By: Annie Salvador, BCBP Baguio
I’m sitting in front of my laptop, trying to find the right words for what I’m experiencing. The Christmas rush – what a rush it was! – is over, as well as the New Year’s immediate newness. So the house is quiet. My children, four of who are based in Manila now, have arrived and gone. I’ve put away the extra dishes and cutlery that come out of hiding each December. All the leftovers from the cooking frenzy we created have been eaten up in various guises: omelets, soups, yang chows and pastas. I’ve washed the extra sheets and blankets and they’re all nestled back in storage. My heart rate is once more normal. My time and my thoughts are mine again.
It’s bittersweet. Part of me is grateful for the restored peace, and part is longing to have some more of all that noise and bustle. I’m happy to be able to sit, relaxed, without interruption, yet I’m sad that there is no one to disturb me. It’s during these days, right after the whirlwind of the holidays, when the empty nest blues are bluest. Oh well, c’est la vie.

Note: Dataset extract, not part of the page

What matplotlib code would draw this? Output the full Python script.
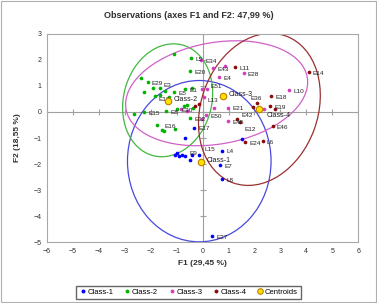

So here are two poems I’ve written to say more about the push-and-pull of my current mood. One looks back to a time that was and will never be again, not quite willing to let it all go. The other looks up to the One who holds all time – and all else – in His Hands, submitting surrender.
I remember bonfires
and tiny voices,
the children jumping all about
the orange flames,
breathing the swirling smoke.
I remember pixie shadows moving hither
and tither, growing larger and smaller
in stark chiaroscuro,
“Not too close, kiddo…” and
“I’m okay, Mommy!”
in endless back-and-forth.
The shadows are larger now,
more full, more still,
the bodies that shape them
satisfied with quiet conversation
after the roast and paella
of my spread; the clamor
for marshmallows and dogs
to the arms of forgetting,
even if I buy them still.
Do they remember, like I do?
Are they longing, like I am
and wet kisses
A PRAYER FOR MY ADULT CHILDREN
Lord, I present to you my children –
Who are your children more than they are mine.
I offer them to you again and again
From when they were little,
Till now that they are little no more.
Though they are always in my heart,
Now they are no longer in my hands.
I cannot be there before them, beside them,
Behind them, like I could before,
To give a look that cautions, a touch that comforts, or a word that clarifies;
To extend my arm or simply put my foot down to shield against danger;
To wipe a brow or point out an opportunity,
Not even just to stand by as they go about.
I cannot always be there.
But you can, Lord, you are.
You have my children in your hands,
As you have them in your heart.
You knew them from before they were created, and
You see them as they were meant to be.
You are with them and watch over them as long as they live.
Be their Protection, their Aid and Inspiration,
Every moment, always, forever.
Be the parent I can no longer be,
The parent I cannot ever be, Lord.
They are your children more than they are mine.